I think I screwed up that pull request and did not push my local changes. Will fix tomorrow.
Submitted Pull request #72 to partially address the issues here.
Outstanding issues: on clogs that slightly overlap the good baseline, mosaic gets hung up thinking that there are events on every data point. This is true even for the regular mosaic approach that calculates baseline only at the start. Not clear yet what is causing this, but it will be the first thing I debug when I get back in January.
Pull request #83 should cover the issues here, pending more tests
I'll close this for now.
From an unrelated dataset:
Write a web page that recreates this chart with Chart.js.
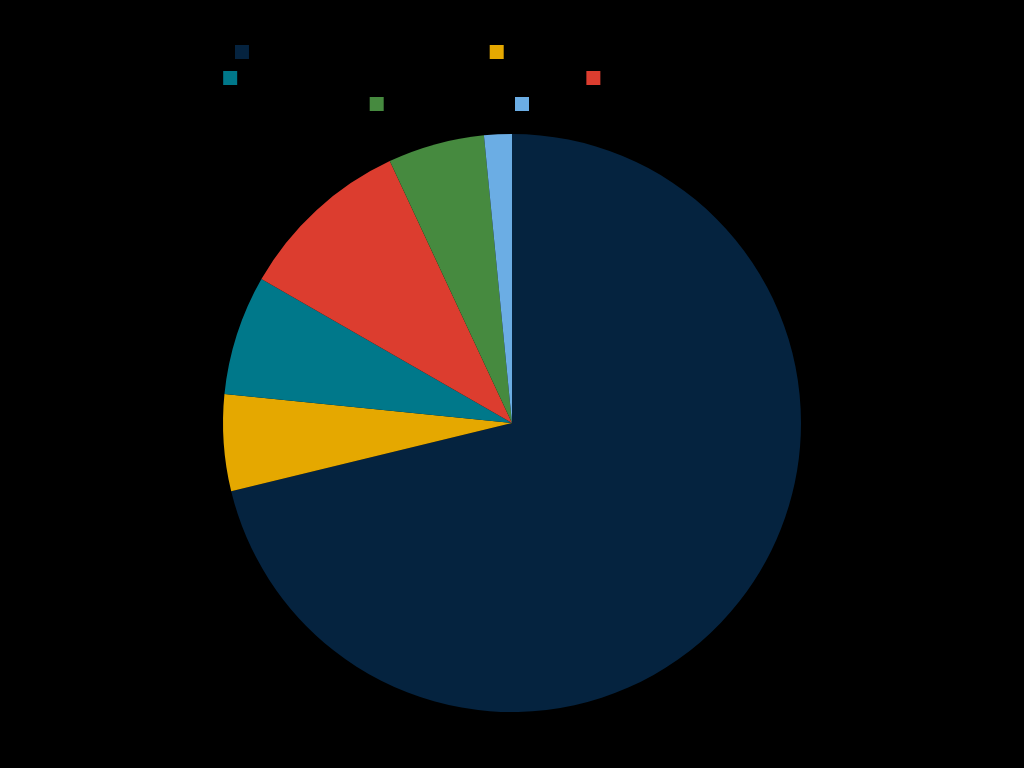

We can reopen it if other issues arise.
Solid-state nanopores often change size over the course of a few hours of current data, making the values of baseline stats calculated at the beginning in applicable to later sections of the same run. An option that allows calculation of local baseline for each new chunk of data requested would be helpful for analysis of long solid-state nanopore runs.